Millennials are quitting jobs and moving on, doing so in hopes of better pay, perks or location. Right now, millennials are quitting their jobs at a rate 2.7 percent higher than they were in April 2001. Millennials who have not quit their jobs yet are making plans to do so, in hopes of greener pastures elsewhere. However, is this quitting mentality financially responsible? Or is seeking stability the route millennials should take?
It’s surprising that only 28 percent of millennials surveyed said they would stay at the job they have had for the past five years. What is causing this job flight? A study found that millennials no longer believe in business practices, citing the unethicality of specific workplace methods. Also, there is a distrust in business leaders, in addition to a general suspicion of large companies.
However, when quitting a job, millennials are often leaving for a better-paying position. This can signal a strong market, meaning that there are competitive salaries available for skilled workers. It also can indicate a decline in wage stagnation.
…Or not to quit
This kind of job-hopping is not sustainable for companies, especially if you look at how much it costs employers to train new hires. A Gallup study found that this high turnover rate in employees is costing businesses $30.5 billion annually. A solution to this can be more employee engagement at work. Millennials, like any generation, want to take pride in their work. Workplace loyalty and office perks may first be met with eye rolls, but they can save companies money. Companies have been offering rewards to workers less and less. Offices are also becoming more isolated as well. But humans are social creatures. We feed off of one another.
Office perks may seem superficial. But they are essential to keeping modern workers at a company. Office and brand loyalty is needed to stop the high-turnover rate currently occurring in the workplace.

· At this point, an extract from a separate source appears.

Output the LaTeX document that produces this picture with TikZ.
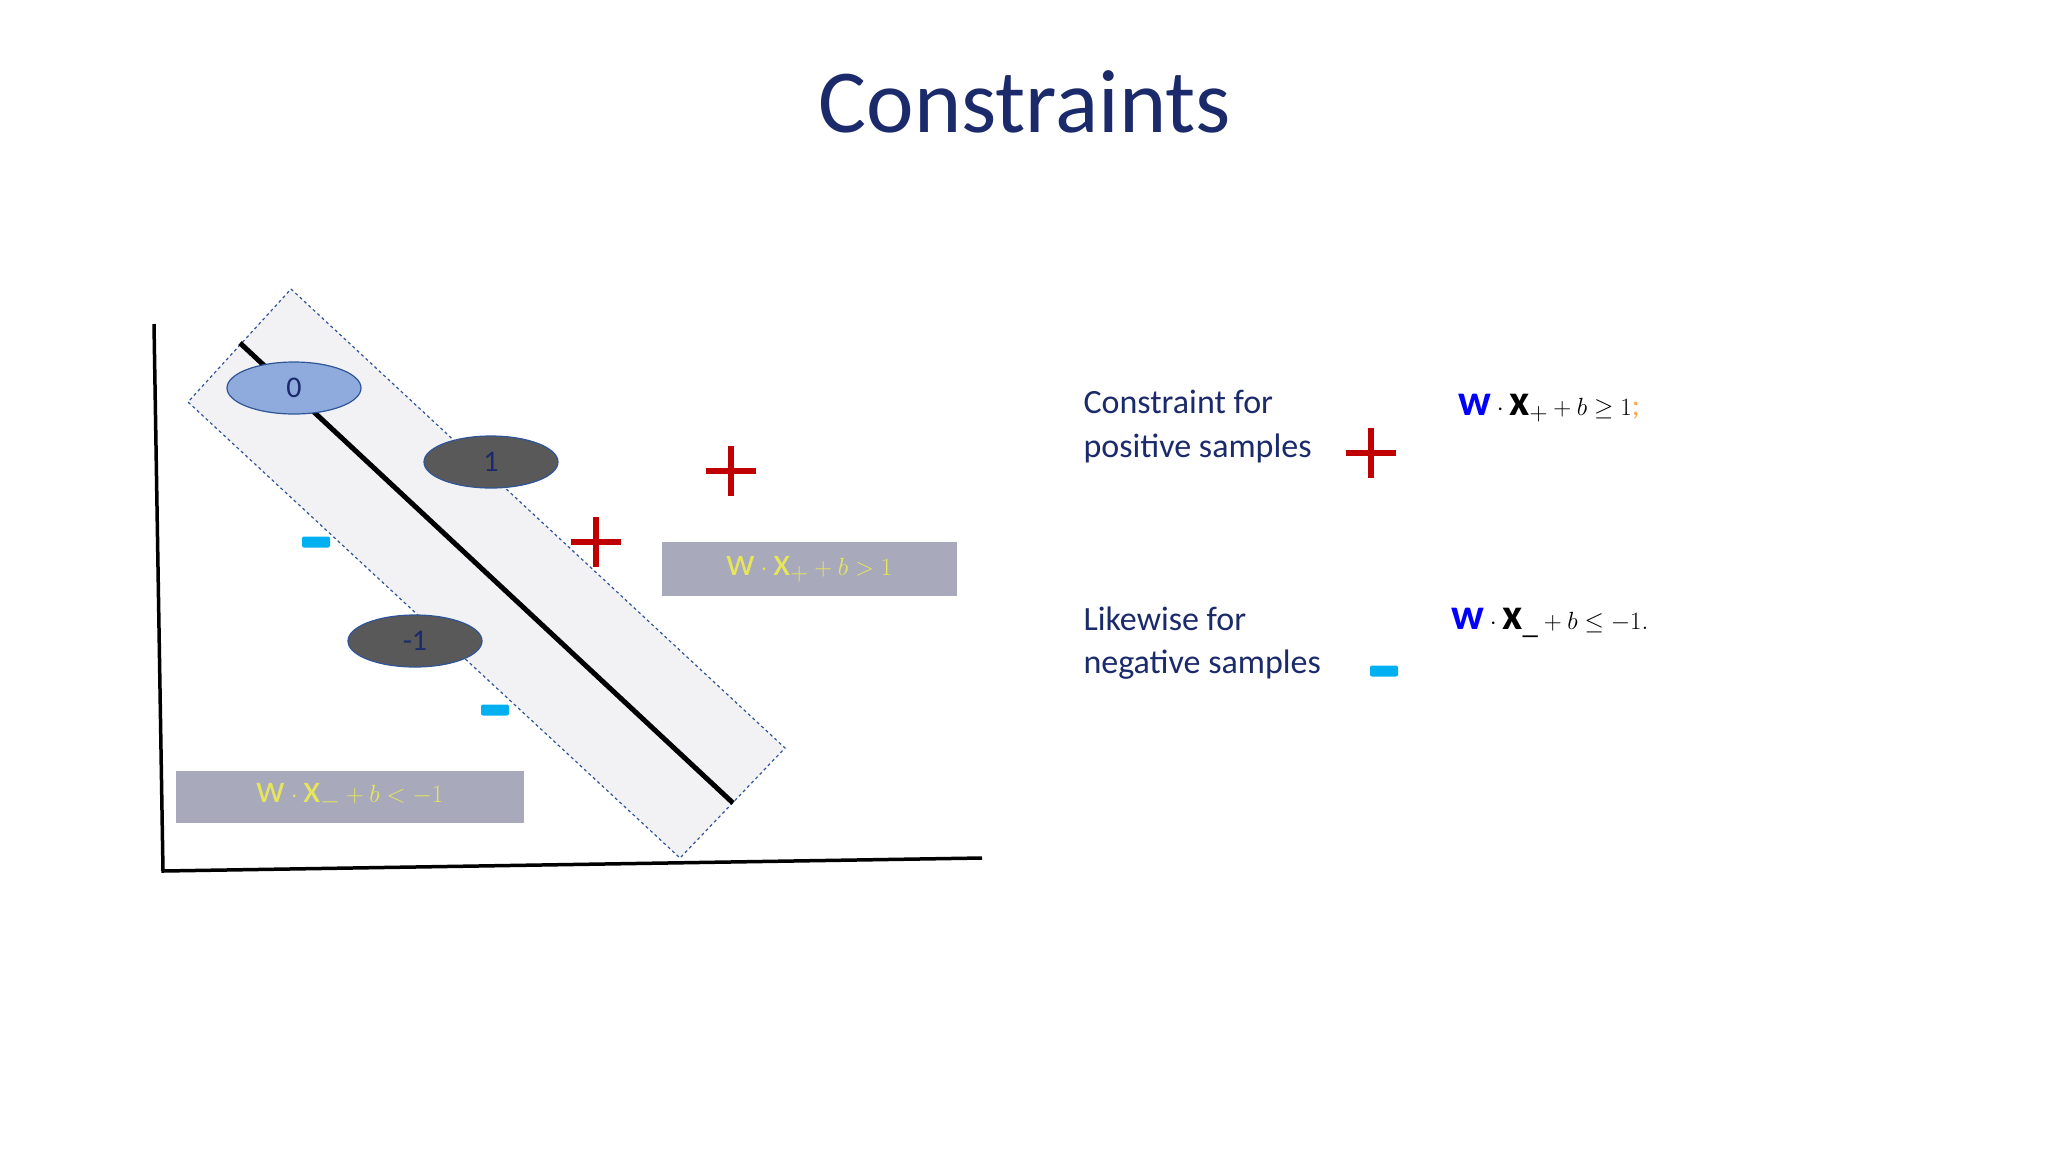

Millennials quitting their jobs for better offers elsewhere is a reflection of the modern workforce. Companies are competing with each other to obtain employees and to offer higher salaries to attract new workers. However, the cost of this pattern of quitting and re-hiring is costing business $30.5 billion annually. Millennials, don’t quit just yet, but when applying for your first job out of college, find one you will feel proud to work for. Job loyalty and pride should not be underrated.